I went to the living room and retrieved my bag, pulling out
Erik’s journal. I returned to the bedroom and handed the journal to her.

“You said you wanted to know what he’d been going through,” I said. “I found this a few days ago. In his dorm room.”

She reached for it with one of her tiny, spidery hands, tears pooling in her one open eye.

“His last entry is from May of his freshman year,” I said. “He doesn’t mention hurting himself. It won’t answer that question for either of us.”

She looked up at me, fear furrowing her brow. I knew she was afraid of what she would find between those pages. “You’ve read it?”

I nodded. “I would have given it to you last night. I wasn’t sure whether you would want to see it. It’s a tough read.”

“He mentions me?”

“Mostly his father,” I said. “And his pain for you.”

She gripped the book in both hands.

“Thank you, Dr. Foster. I’m so grateful.”

I didn’t, know how long that gratitude would hold. Erik’s journal clanged with reverberations from her choices.

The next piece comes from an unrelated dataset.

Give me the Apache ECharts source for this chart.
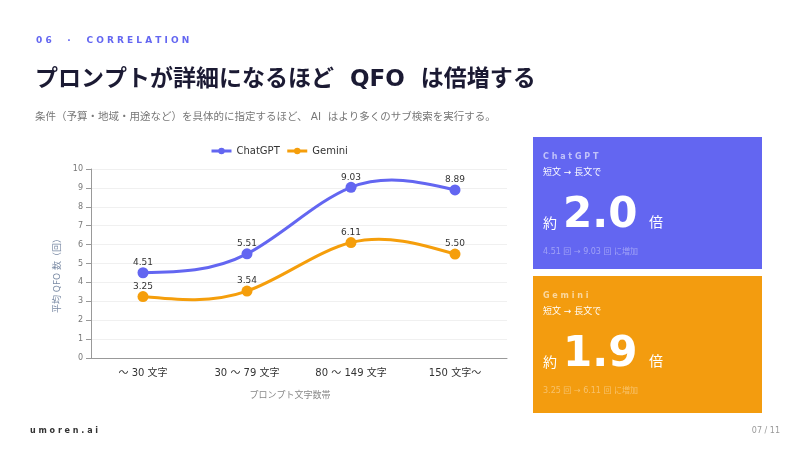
<!DOCTYPE html>
<html lang="ja" style="height: 100%">
<head>
  <meta charset="utf-8">
</head>
<body style="height: 100%; margin: 0; background: #fff">
<div id="container" style="width: 800px; height: 450px"></div>

<script type="text/javascript" src="https://cdn.jsdelivr.net/npm/echarts@6/dist/echarts.min.js"></script>

<script type="text/javascript">
  var categories = ['～ 30 文字', '30 ～ 79 文字', '80 ～ 149 文字', '150 文字～'];
  var seriesNames = ['ChatGPT', 'Gemini'];
  var chatgpt = [4.51, 5.51, 9.03, 8.89];
  var gemini = [3.25, 3.54, 6.11, 5.50];
  var ratios = ['2.0', '1.9'];
  var colors = ['#6366f1', '#f59e0b'];
  var cardColors = ['#6366f1', '#f39c0f'];

  var font = '"DejaVu Sans", "Noto Sans CJK JP", sans-serif';
  var dom = document.getElementById('container');
  var myChart = echarts.init(dom, null, { renderer: 'canvas' });

  // natural cubic spline second derivatives (x = category index)
  function splineM(y) {
    var n = y.length, M = new Array(n).fill(0);
    if (n < 3) return M;
    var c = [], r = [];
    for (var i = 1; i < n - 1; i++) {
      var rhs = 6 * (y[i + 1] - 2 * y[i] + y[i - 1]);
      if (i === 1) { c[i] = 1 / 4; r[i] = rhs / 4; }
      else {
        var m = 4 - c[i - 1];
        c[i] = 1 / m; r[i] = (rhs - r[i - 1]) / m;
      }
    }
    for (var k = n - 2; k >= 1; k--) M[k] = r[k] - (k < n - 2 ? c[k] * M[k + 1] : 0);
    return M;
  }

  function curveItem(d, color) {
    var M = splineM(d);
    return function (params, api) {
      var i = params.dataIndex;
      if (i >= d.length - 1) return null;
      var dy = d[i + 1] - d[i];
      var s0 = dy - (2 * M[i] + M[i + 1]) / 6;
      var s1 = dy + (M[i] + 2 * M[i + 1]) / 6;
      var a = api.coord([i, d[i]]);
      var b = api.coord([i + 1, d[i + 1]]);
      // category axis snaps fractional x, so step x in pixels
      var dx = b[0] - a[0];
      var cy1 = api.coord([i, d[i] + s0 / 3])[1];
      var cy2 = api.coord([i, d[i + 1] - s1 / 3])[1];
      return {
        type: 'bezierCurve',
        shape: { x1: a[0], y1: a[1], x2: b[0], y2: b[1], cpx1: a[0] + dx / 3, cpy1: cy1, cpx2: a[0] + dx * 2 / 3, cpy2: cy2 },
        style: { stroke: color, lineWidth: 3, fill: null }
      };
    };
  }

  // summary cards on the right
  function card(i, top, h) {
    var a = [chatgpt, gemini][i];
    return {
      type: 'group', left: 533, top: top,
      children: [
        { type: 'rect', shape: { x: 0, y: 0, width: 229, height: h }, style: { fill: cardColors[i] } },
        { type: 'text', x: 10, y: 16, style: { text: seriesNames[i].split('').join(' '), fill: 'rgba(255,255,255,0.6)', font: 'bold 8px ' + font } },
        { type: 'text', x: 10, y: 31, style: { text: '短文 → 長文で', fill: '#fff', font: '9px ' + font } },
        { type: 'text', x: 10, y: 80, style: { text: '約', fill: '#fff', font: '14px ' + font } },
        { type: 'text', x: 30, y: 58, style: { text: ratios[i], fill: '#fff', font: 'bold 42px ' + font } },
        { type: 'text', x: 116, y: 79, style: { text: '倍', fill: '#fff', font: '14px ' + font } },
        { type: 'text', x: 10, y: 111, style: { text: a[0].toFixed(2) + ' 回 → ' + a[2].toFixed(2) + ' 回 に増加', fill: 'rgba(255,255,255,0.38)', font: '8px ' + font } }
      ]
    };
  }

  var series = [];
  [chatgpt, gemini].forEach(function (d, i) {
    series.push({
      name: seriesNames[i],
      type: 'line',
      data: d,
      z: 3,
      symbol: 'circle',
      symbolSize: 11,
      lineStyle: { width: 3, opacity: 0 },
      label: {
        show: true, position: 'top', distance: 0,
        fontSize: 9, color: '#333',
        formatter: function (p) { return p.value.toFixed(2); }
      }
    });
    series.push({
      name: seriesNames[i],
      type: 'custom',
      z: 2,
      data: d.map(function (v, j) { return [j, v]; }),
      renderItem: curveItem(d, colors[i])
    });
  });

  var option = {
    animation: false,
    backgroundColor: '#fff',
    color: colors,
    textStyle: { fontFamily: font },
    legend: {
      data: seriesNames.map(function (n, i) {
        return { name: n, lineStyle: { color: colors[i], width: 3, opacity: 1 } };
      }),
      left: 205, top: 141,
      itemWidth: 20, itemHeight: 8, itemGap: 6,
      textStyle: { fontSize: 10, color: '#333', fontFamily: font }
    },
    grid: { left: 91, right: 293, top: 169, bottom: 92 },
    xAxis: {
      type: 'category',
      data: categories,
      name: 'プロンプト文字数帯',
      nameLocation: 'middle',
      nameGap: 33,
      nameTextStyle: { fontSize: 9, color: '#888', padding: [0, 18, 0, 0] },
      axisLine: { lineStyle: { color: '#999' } },
      axisTick: { lineStyle: { color: '#999' } },
      axisLabel: { fontSize: 10, color: '#333', margin: 10 }
    },
    yAxis: {
      type: 'value',
      min: 0, max: 10, interval: 1,
      name: '平均 QFO 数（回）',
      nameLocation: 'middle',
      nameGap: 28,
      nameTextStyle: { fontSize: 9, color: '#7b8ba5', padding: [0, 20, 0, 0] },
      axisLine: { show: true, lineStyle: { color: '#999' } },
      axisTick: { show: true, lineStyle: { color: '#999' } },
      axisLabel: { fontSize: 8, color: '#777' },
      splitLine: { lineStyle: { color: '#f0f0f0' } }
    },
    series: series,
    graphic: [
      { type: 'text', left: 36, top: 36, style: { text: '0 6     ·     C O R R E L A T I O N', fill: '#6366f1', font: 'bold 9px ' + font } },
      { type: 'text', left: 35, top: 69, style: { text: 'プロンプトが詳細になるほど  QFO  は倍増する', fill: '#1b1a33', font: 'bold 23px ' + font } },
      { type: 'text', left: 35, top: 112, style: { text: '条件（予算・地域・用途など）を具体的に指定するほど、 AI  はより多くのサブ検索を実行する。', fill: '#777', font: '10.5px ' + font } },
      { type: 'text', left: 30, top: 427, style: { text: 'u m o r e n . a i', fill: '#333', font: 'bold 8px ' + font } },
      { type: 'text', right: 20, top: 427, style: { text: '07 / 11', fill: '#999', font: '8px ' + font } },
      card(0, 137, 132),
      card(1, 276, 137)
    ]
  };

  myChart.setOption(option);
  window.addEventListener('resize', myChart.resize);
</script>
</body>
</html>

We said our good-byes. I thanked her again for talking to me and then let myself out, leaving her sitting alone on the edge of the bed.

28

A
S I LEFT THE FOUR SEASONS
, the sky coloring itself in the flaming oranges of a pollution-tinted sunset, I began to think for the first time that day about the night ahead of me. It dawned on me that I had no place to stay. I’d checked out of the Best Mid-Western earlier that afternoon. Once again, I was operating in a plan-free zone.

I couldn’t shake the urge to get out of Chicago entirely. It was Thursday evening. I’d planned on leaving for home Friday afternoon anyway. I didn’t want to check into another hotel. The Neon’s bucket seats sounded like a pretty terrible option, especially on the streets of Chicago. I’d already had more trouble than I could handle in this town. I wanted to go home.

A quick phone call to American Airlines brought good news. The last run to Dallas tonight had seats available. I changed my ticket, biting the bullet on the transfer fee.

I’d promised Christine Zocci I’d try to see her tomorrow. I called her instead. We had a brief, Punkin-like conversation.

“Why?” she asked.

“I need to go back to where I live.”

“But why?”

“I miss sleeping in my own house.”

“Where is it?”

“Dallas.”

“Is Dallas like Mexico?”

I smiled. “Not exactly. More like Chicago. But without the lake.”

“When are you coming back?”

“I don’t know, sweetie.”

“Will you bring me a present?”

“I’m going to be gone for a really long time, honey. But I’ll send you a present. I promise.”